God exists in self-giving community in the very nature of the trinity. The Father, Son, and Holy Spirit live in perfect communion with one another. This is our model for human relationships in general, and for marriage in particular. We are called to care for each other and to serve one another in humility and love (see Philippians 2:1-11). What might this mean for our sexuality? What does it look like to love and serve each other with deference and humility when it comes to sex in the covenant of marriage?

This is God’s good and holy plan for sexuality, it is also true that most of us have experienced brokenness in the area of sexuality. Scripture is clear that God offers us forgiveness, cleansing, and healing, and this extends even to areas of sexual brokenness. The Holy Spirit is able to heal us, to restore us, to redeem us, and to make us new.

Thoughts for the Church

It is important for us to remember to have a sense of humility about other people’s sin struggles. We all should appreciate that no one stands at the door of our church with a clipboard to evaluate our worthiness to come in. All of us sin. We all need God’s grace and forgiveness. As a church, we know we can “draw near to God with [sincere hearts] and with the full assurance that faith brings, having our hearts sprinkled to cleanse us from a guilty conscience and having our bodies washed with pure water,” we can “hold unswervingly to the hope we profess, for he who promised is faithful,” and we should “consider how we may spur one another on toward love and good deeds” (Hebrews 10:24-25). We are all broken, but God’s grace is enough. God is able to redeem our brokenness.
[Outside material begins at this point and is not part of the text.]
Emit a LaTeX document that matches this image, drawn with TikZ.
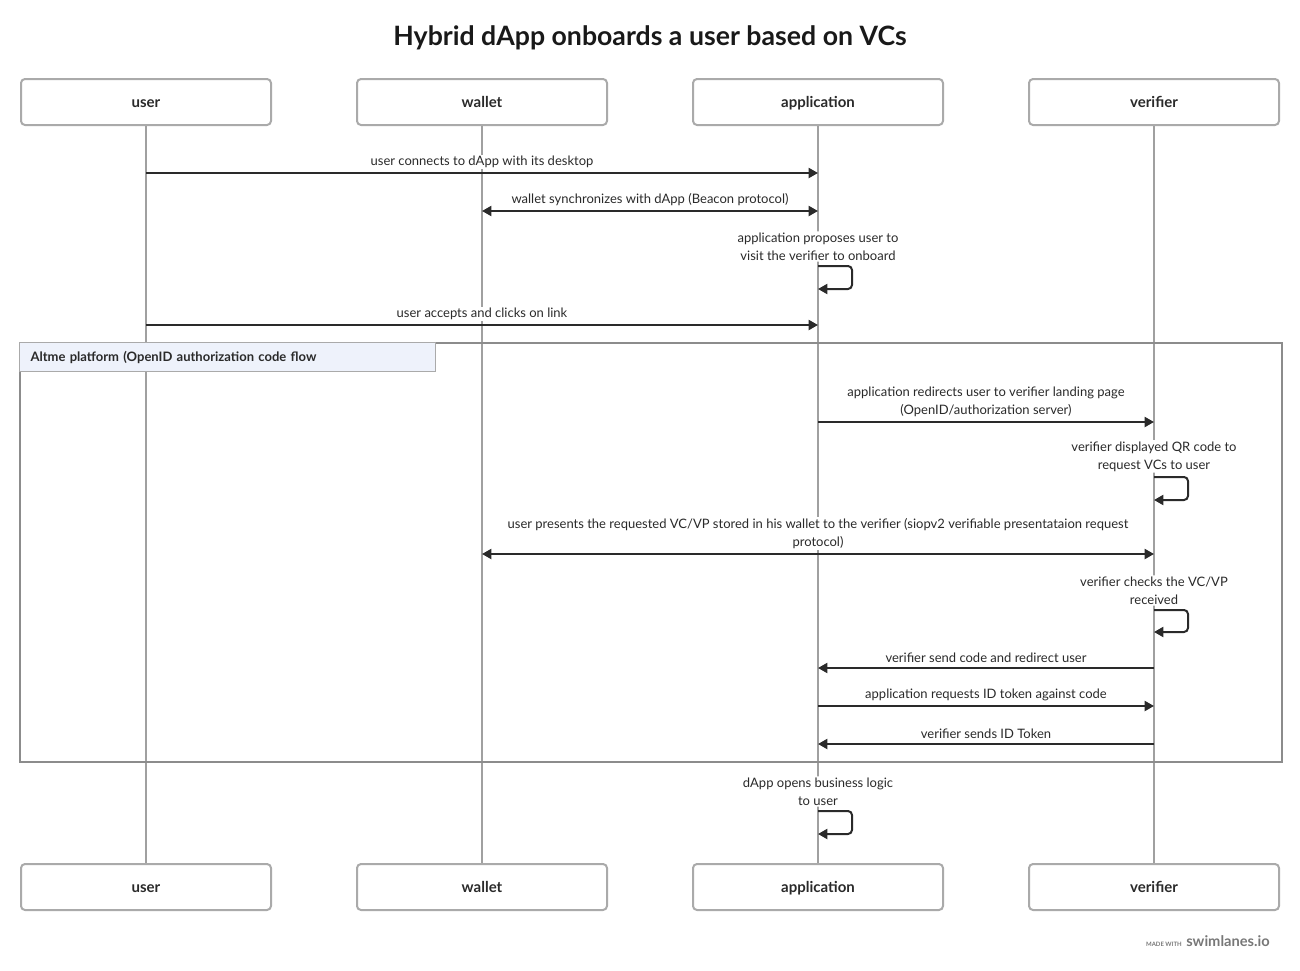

If you struggle with brokenness because of sexual sin, we would love to point you to places where you can experience forgiveness, healing, and wholeness. Check out our Care Group offerings here: https://chapelstreet.church/support/caregroups/. If you would like a referral for a well-qualified Christian counselor, please contact John Hoekenga, Director of Care Ministries, at jhoekenga@chapelstreetchurch.com.

 

Questions to Consider:

Standard discussion questions:

  1. What was new or compelling to you from this week’s reading?
  2. What did you learn about who God is from this week’s reading?
  3. What did you learn about us as human beings from this week’s reading?
  4. What did you learn about how God interacts with people from this week’s reading?
  5. How might this week’s reading change the way you live?
  6. What questions did you have about this week’s reading?

Discussion questions that are specific to this week’s reading:

  1. As a follower of Christ, what is true about your identity?

 

  1. Have you ever experienced the tension Paul describes in Romans 7?

  

  1. How would you define God’s good design for human sexuality?

 

  1. What can we learn about relationships from the trinity?

 

  1. What does it mean to have humility about the sin struggles of other people?